A strong HL approach involves using several models at different stages. For example:

1. early sketch models to explore ideas,
2. a simple physical mock-up to test size,
3. a CAD model to refine dimensions,
4. a functional prototype to test performance,
5. an improved version after feedback.

This layered approach is effective because no single model can test everything. A model that looks accurate may not function well. A model that functions well may still need better ergonomics or aesthetics. So, the designer must choose models strategically and use the results to guide development.

Conclusion

Modelling the solution is a central part of the IB Design Technology HL design process. It helps students turn ideas into testable and communicable forms. Good modelling supports better decisions because it provides evidence about form, function, user experience, and feasibility. It also helps connect the client’s needs, the target audience, and the final product.
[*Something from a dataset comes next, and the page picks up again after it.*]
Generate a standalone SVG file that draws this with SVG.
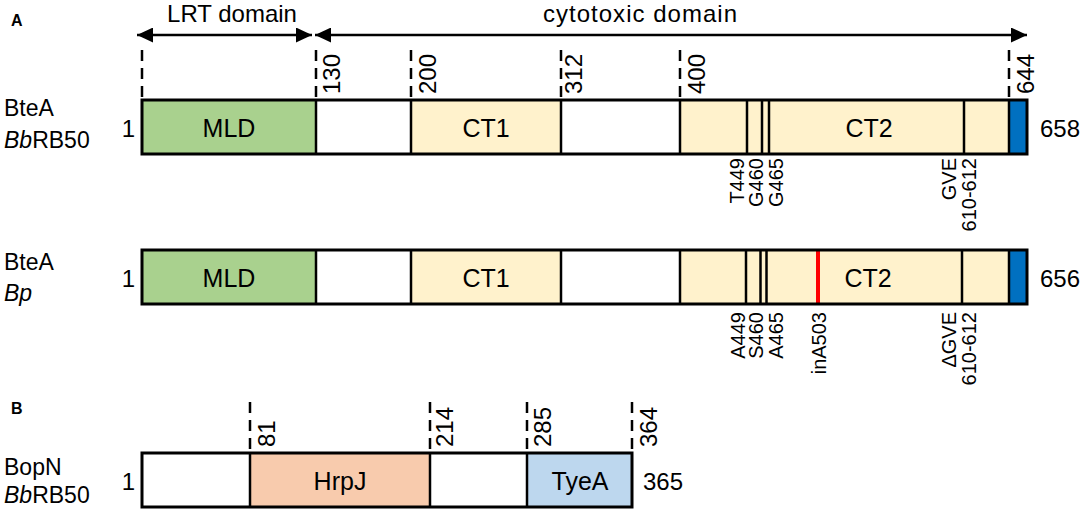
<svg xmlns="http://www.w3.org/2000/svg" width="1084" height="511" viewBox="0 0 1084 511">
<defs>
<marker id="ah" viewBox="0 0 16 15" refX="16" refY="7.5" markerWidth="16" markerHeight="15" markerUnits="userSpaceOnUse" orient="auto-start-reverse">
<path d="M0,0 L16,7.5 L0,15 z" fill="#000"/>
</marker>
</defs>
<style>
text{font-family:"Liberation Sans",Arial,sans-serif;fill:#000}
.lbl{font-size:23px}
.dom{font-size:25px;text-anchor:middle}
.num{font-size:24px}
.pos{font-size:20px;text-anchor:end}
.hd{font-size:24px;text-anchor:middle}
.pan{font-size:16px;font-weight:bold}
.dash{stroke:#000;stroke-width:2.5;stroke-dasharray:11 7;fill:none}
.div{stroke:#000;stroke-width:2.5}
.frame{fill:none;stroke:#000;stroke-width:3}
.arr{stroke:#000;stroke-width:2.5;fill:none}
</style>
<rect width="1084" height="511" fill="#fff"/>

<text class="pan" x="11" y="26">A</text>
<text class="pan" x="11" y="414">B</text>

<g id="connectors">
<line class="arr" x1="137" y1="35" x2="312" y2="35" marker-start="url(#ah)" marker-end="url(#ah)"/>
<line class="arr" x1="315" y1="35" x2="1027" y2="35" marker-start="url(#ah)" marker-end="url(#ah)"/>
<text class="hd" x="232" y="22">LRT domain</text>
<text class="hd" x="640" y="22" textLength="194">cytotoxic domain</text>
</g>

<g id="boundaries">
<line class="dash" x1="142" y1="50" x2="142" y2="100"/>
<line class="dash" x1="316" y1="50" x2="316" y2="100"/>
<line class="dash" x1="411" y1="50" x2="411" y2="100"/>
<line class="dash" x1="561" y1="50" x2="561" y2="100"/>
<line class="dash" x1="680" y1="50" x2="680" y2="100"/>
<line class="dash" x1="1009" y1="50" x2="1009" y2="100"/>
<text class="num" transform="translate(340,94) rotate(-90)">130</text>
<text class="num" transform="translate(436,94) rotate(-90)">200</text>
<text class="num" transform="translate(582,94) rotate(-90)">312</text>
<text class="num" transform="translate(705,94) rotate(-90)">400</text>
<text class="num" transform="translate(1034,94) rotate(-90)">644</text>
</g>

<g id="bteA-bb">
<text class="lbl" x="4" y="116">BteA</text>
<text class="lbl" x="4" y="148"><tspan font-style="italic">Bb</tspan>RB50</text>
<text class="num" x="135" y="137" text-anchor="end">1</text>
<rect x="142" y="100" width="174" height="54" fill="#a9d18e"/>
<rect x="316" y="100" width="95" height="54" fill="#fff"/>
<rect x="411" y="100" width="150" height="54" fill="#fff2cc"/>
<rect x="561" y="100" width="119" height="54" fill="#fff"/>
<rect x="680" y="100" width="329" height="54" fill="#fff2cc"/>
<rect x="1009" y="100" width="18" height="54" fill="#0070c0"/>
<g class="div">
<line x1="316" y1="100" x2="316" y2="154"/>
<line x1="411" y1="100" x2="411" y2="154"/>
<line x1="561" y1="100" x2="561" y2="154"/>
<line x1="680" y1="100" x2="680" y2="154"/>
<line x1="747" y1="100" x2="747" y2="154"/>
<line x1="762" y1="100" x2="762" y2="154"/>
<line x1="769" y1="100" x2="769" y2="154"/>
<line x1="964" y1="100" x2="964" y2="154"/>
<line x1="1009" y1="100" x2="1009" y2="154"/>
</g>
<rect class="frame" x="142" y="100" width="885" height="54"/>
<text class="dom" x="229" y="137">MLD</text>
<text class="dom" x="486" y="137">CT1</text>
<text class="dom" x="869" y="137">CT2</text>
<text class="num" x="1040" y="137">658</text>
<text class="pos" transform="translate(744,158) rotate(-90)">T449</text>
<text class="pos" transform="translate(763,158) rotate(-90)">G460</text>
<text class="pos" transform="translate(783,158) rotate(-90)">G465</text>
<text class="pos" transform="translate(956,158) rotate(-90)">GVE</text>
<text class="pos" transform="translate(976,158) rotate(-90)">610-612</text>
</g>

<g id="bteA-bp">
<text class="lbl" x="4" y="270">BteA</text>
<text class="lbl" x="4" y="301" font-style="italic">Bp</text>
<text class="num" x="135" y="287" text-anchor="end">1</text>
<rect x="142" y="250" width="174" height="54" fill="#a9d18e"/>
<rect x="316" y="250" width="95" height="54" fill="#fff"/>
<rect x="411" y="250" width="150" height="54" fill="#fff2cc"/>
<rect x="561" y="250" width="119" height="54" fill="#fff"/>
<rect x="680" y="250" width="329" height="54" fill="#fff2cc"/>
<rect x="1009" y="250" width="18" height="54" fill="#0070c0"/>
<g class="div">
<line x1="316" y1="250" x2="316" y2="304"/>
<line x1="411" y1="250" x2="411" y2="304"/>
<line x1="561" y1="250" x2="561" y2="304"/>
<line x1="680" y1="250" x2="680" y2="304"/>
<line x1="746" y1="250" x2="746" y2="304"/>
<line x1="760.5" y1="250" x2="760.5" y2="304"/>
<line x1="766.5" y1="250" x2="766.5" y2="304"/>
<line x1="962" y1="250" x2="962" y2="304"/>
<line x1="1009" y1="250" x2="1009" y2="304"/>
</g>
<line x1="818" y1="251" x2="818" y2="303" stroke="#ff0000" stroke-width="4"/>
<rect class="frame" x="142" y="250" width="885" height="54"/>
<text class="dom" x="229" y="287">MLD</text>
<text class="dom" x="486" y="287">CT1</text>
<text class="dom" x="868" y="287">CT2</text>
<text class="num" x="1040" y="287">656</text>
<text class="pos" transform="translate(745,312) rotate(-90)">A449</text>
<text class="pos" transform="translate(763,312) rotate(-90)">S460</text>
<text class="pos" transform="translate(783,312) rotate(-90)">A465</text>
<text class="pos" transform="translate(826,312) rotate(-90)">inA503</text>
<text class="pos" transform="translate(956,312) rotate(-90)">ΔGVE</text>
<text class="pos" transform="translate(976,312) rotate(-90)">610-612</text>
</g>

<g id="bopN">
<line class="dash" x1="250" y1="402" x2="250" y2="453"/>
<line class="dash" x1="430" y1="402" x2="430" y2="453"/>
<line class="dash" x1="527" y1="402" x2="527" y2="453"/>
<line class="dash" x1="632" y1="402" x2="632" y2="453"/>
<text class="num" transform="translate(275,447) rotate(-90)">81</text>
<text class="num" transform="translate(453,447) rotate(-90)">214</text>
<text class="num" transform="translate(551,447) rotate(-90)">285</text>
<text class="num" transform="translate(657,447) rotate(-90)">364</text>
<text class="lbl" x="4" y="475">BopN</text>
<text class="lbl" x="4" y="503"><tspan font-style="italic">Bb</tspan>RB50</text>
<text class="num" x="135" y="490" text-anchor="end">1</text>
<rect x="142" y="453" width="108" height="54" fill="#fff"/>
<rect x="250" y="453" width="180" height="54" fill="#f8cbad"/>
<rect x="430" y="453" width="97" height="54" fill="#fff"/>
<rect x="527" y="453" width="105" height="54" fill="#bdd7ee"/>
<g class="div">
<line x1="250" y1="453" x2="250" y2="507"/>
<line x1="430" y1="453" x2="430" y2="507"/>
<line x1="527" y1="453" x2="527" y2="507"/>
</g>
<rect class="frame" x="142" y="453" width="490" height="54"/>
<text class="dom" x="340" y="490">HrpJ</text>
<text class="dom" x="580" y="490">TyeA</text>
<text class="num" x="643" y="490">365</text>
</g>
</svg>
In practice, modelling is not a single step. It is a repeated process of building, testing, improving, and documenting. That is why it is so important in the design project and practical programme. A strong design is not only creative; it is tested, justified, and refined through modelling. 🛠️

Study Notes

• Modelling is the creation of a representation of a design to test, evaluate, and communicate it.
• A model can be physical, digital, scaled, visual, or functional.
• Common terms include prototype, mock-up, scale model, digital model, and iteration.
• Modelling supports development by showing what works and what needs improvement.
• Testing should be linked to the design specification and the needs of the client and end-user.
• Qualitative feedback gives opinions and observations; quantitative data gives measurements and numbers.
• Models help communicate design ideas clearly through labels, dimensions, and annotations.
• Documentation should explain the purpose of the model, the testing method, the results, and the changes made.
• In the design project, modelling helps move from initial ideas to a justified final solution.
• In the practical programme, modelling builds technical, making, and communication skills.